There are no players on the roster who have returned punts for the Pirates. Senior WR Michael Bowman (11-24.4 ypr), who is suspended for the first game due to his arrest for disorderly conduct this summer, and sophomore RB Michael Dobson (8-13.1 ypr) are the only returning players who caught kickoffs last season.
McGuire said each position requires a different skill set.
“Our ideal punt return guy is kind of like a point guard. It’s a guy that can handle the ball really well and has a great feel for the game. He needs to feel things around him without seeing it and make that first guy miss and get yardage from there,” McGuire said. “On kickoff returns we’re looking for a guy who can catch it and go.
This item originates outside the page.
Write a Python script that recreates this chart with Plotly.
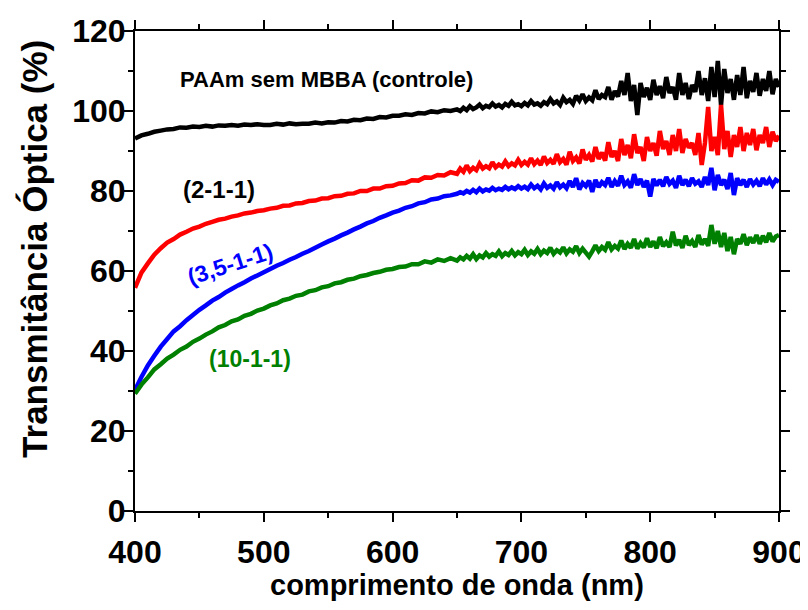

A guy who can catch it and get going as fast as he can, as quick as possible.”
While having a speedster return kicks and punts is ideal, McGuire said it means nothing if he doesn’t have good hands.
“You might have the fastest guy in the world back there but if he can’t catch we’re not going to put him there,” McGuire said. “
Most return guys are generally under six-feet tall and fit the “jitterbug” stereotype. However, standing at 6-foot-3-inches, Lewis, who was named to the preseason C-USA team after he caught 89 passes for 1,116 yards and a school-record 14 TDs last year, breaks that mold.
“He looks good back there,” McGuire said. “If you go back he was a great basketball player in high school. He’s got great ball skills and when you look back at the film from last year he made some really good runs after the catch. I’m excited about it.”
Heading into the season, Lewis is viewed as the team’s best receiver, which makes playing him on special teams a bit of a risk-reward scenario because it increases the chances of him getting injured.
“Well, that’s part of it, but he could get hurt getting off of a bus,” McGuire said. “Now, all of us obviously pray that, that never happens to anybody but you can’t go around and not play guys because of the fear they might get hurt. You can get hurt on the backside of a play just as easily as you can if you were catching a punt. We did the same thing with Dwayne last year. Those guys are horses and they are out there because they want to contribute to the team.”